[Given material start]

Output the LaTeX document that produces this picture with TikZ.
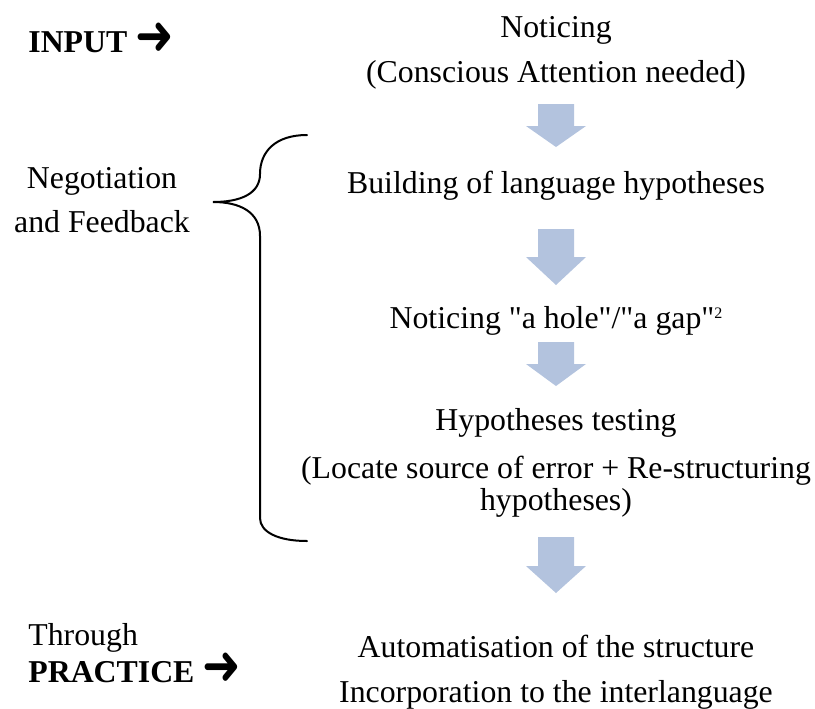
\documentclass[tikz,border=0pt]{standalone}
\usepackage{fontspec}
\usepackage{graphicx}
\setmainfont{Liberation Serif}[Ligatures=TeXOff]
\newfontfamily\arrowfont{DejaVu Sans}
\usepackage{tikz}
\usetikzlibrary{calc, positioning}
\definecolor{arrowblue}{RGB}{179,195,222}
\newcommand{\heavyarrow}{\raisebox{-1pt}{\scalebox{1}[1.2]{\arrowfont\fontsize{23}{23}\selectfont ➜}}}
\newcommand{\smalltwo}{\raisebox{5pt}{\fontsize{8}{8}\selectfont 2}}
\tikzset{
x=0.5pt, y=-0.5pt, % one unit is one pixel of the picture
txt/.style={inner sep=0pt, anchor=base, font=\fontsize{15.9}{18}\selectfont},
lefttxt/.style={txt, anchor=base west},
brace/.style={line width=1pt, line cap=round},
pics/dnarrow/.style 2 args={code={% block arrow, #1 = start of head, #2 = length
  \fill[arrowblue] (-18,0) -- (18,0) -- (18,#1) -- (30,#1) -- (0,#2)
    -- (-30,#1) -- (-18,#1) -- cycle;
}},
}

\begin{document}
\begin{tikzpicture}
  \useasboundingbox (0,0) rectangle (815,708);

  % left column
  \node[lefttxt] (input) at (28,52) {\bfseries INPUT \heavyarrow};
  \node[txt] (neg) at (102,188) {Negotiation};
  \node[txt] (feed) at (102,232) {and Feedback};
  \node[lefttxt] (through) at (28,645) {Through};
  \node[lefttxt] (practice) at (28,682) {\bfseries PRACTICE \heavyarrow};

  % the stages
  \node[txt] (notice) at (556,37) {Noticing};
  \node[txt] (attn) at (556,82) {(Conscious Attention needed)};
  \node[txt] (build) at (556,193) {Building of language hypotheses};
  \node[txt] (gap) at (556,328) {Noticing "a hole"/"a gap"\smalltwo};
  \node[txt] (test) at (556,430) {Hypotheses testing};
  \node[txt] (locate) at (556,478) {(Locate source of error + Re-structuring};
  \node[txt] (locate2) at (556,510) {hypotheses)};
  \node[txt] (auto) at (556,657) {Automatisation of the structure};
  \node[txt] (incorp) at (556,702) {Incorporation to the interlanguage};

  % block arrows between the stages
  \pic at (556,104) {dnarrow={22}{43}};
  \pic at (556,229) {dnarrow={28}{56}};
  \pic at (556,342) {dnarrow={22}{44}};
  \pic at (556,537) {dnarrow={29}{56}};

  % brace
  \coordinate (tip) at (213,202);
  \draw[brace] (307,135) .. controls (275,135) and (260,152) .. (260,174)
    .. controls (260,194) and (240,202) .. (tip)
    .. controls (240,202) and (260,212) .. (260,236) -- (260,518)
    .. controls (260,532) and (278,541) .. (307,541);
\end{tikzpicture}
\end{document}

[Given material end]

== Direction ==
Pictures in the data above should not be copied; transcribe everything else exactly.

== Final result ==
Output the LaTeX document that produces this picture with TikZ.
\documentclass[tikz,border=0pt]{standalone}
\usepackage{fontspec}
\usepackage{graphicx}
\setmainfont{Liberation Serif}[Ligatures=TeXOff]
\newfontfamily\arrowfont{DejaVu Sans}
\usepackage{tikz}
\usetikzlibrary{calc, positioning}
\definecolor{arrowblue}{RGB}{179,195,222}
\newcommand{\heavyarrow}{\raisebox{-1pt}{\scalebox{1}[1.2]{\arrowfont\fontsize{23}{23}\selectfont ➜}}}
\newcommand{\smalltwo}{\raisebox{5pt}{\fontsize{8}{8}\selectfont 2}}
\tikzset{
x=0.5pt, y=-0.5pt, % one unit is one pixel of the picture
txt/.style={inner sep=0pt, anchor=base, font=\fontsize{15.9}{18}\selectfont},
lefttxt/.style={txt, anchor=base west},
brace/.style={line width=1pt, line cap=round},
pics/dnarrow/.style 2 args={code={% block arrow, #1 = start of head, #2 = length
  \fill[arrowblue] (-18,0) -- (18,0) -- (18,#1) -- (30,#1) -- (0,#2)
    -- (-30,#1) -- (-18,#1) -- cycle;
}},
}

\begin{document}
\begin{tikzpicture}
  \useasboundingbox (0,0) rectangle (815,708);

  % left column
  \node[lefttxt] (input) at (28,52) {\bfseries INPUT \heavyarrow};
  \node[txt] (neg) at (102,188) {Negotiation};
  \node[txt] (feed) at (102,232) {and Feedback};
  \node[lefttxt] (through) at (28,645) {Through};
  \node[lefttxt] (practice) at (28,682) {\bfseries PRACTICE \heavyarrow};

  % the stages
  \node[txt] (notice) at (556,37) {Noticing};
  \node[txt] (attn) at (556,82) {(Conscious Attention needed)};
  \node[txt] (build) at (556,193) {Building of language hypotheses};
  \node[txt] (gap) at (556,328) {Noticing "a hole"/"a gap"\smalltwo};
  \node[txt] (test) at (556,430) {Hypotheses testing};
  \node[txt] (locate) at (556,478) {(Locate source of error + Re-structuring};
  \node[txt] (locate2) at (556,510) {hypotheses)};
  \node[txt] (auto) at (556,657) {Automatisation of the structure};
  \node[txt] (incorp) at (556,702) {Incorporation to the interlanguage};

  % block arrows between the stages
  \pic at (556,104) {dnarrow={22}{43}};
  \pic at (556,229) {dnarrow={28}{56}};
  \pic at (556,342) {dnarrow={22}{44}};
  \pic at (556,537) {dnarrow={29}{56}};

  % brace
  \coordinate (tip) at (213,202);
  \draw[brace] (307,135) .. controls (275,135) and (260,152) .. (260,174)
    .. controls (260,194) and (240,202) .. (tip)
    .. controls (240,202) and (260,212) .. (260,236) -- (260,518)
    .. controls (260,532) and (278,541) .. (307,541);
\end{tikzpicture}
\end{document}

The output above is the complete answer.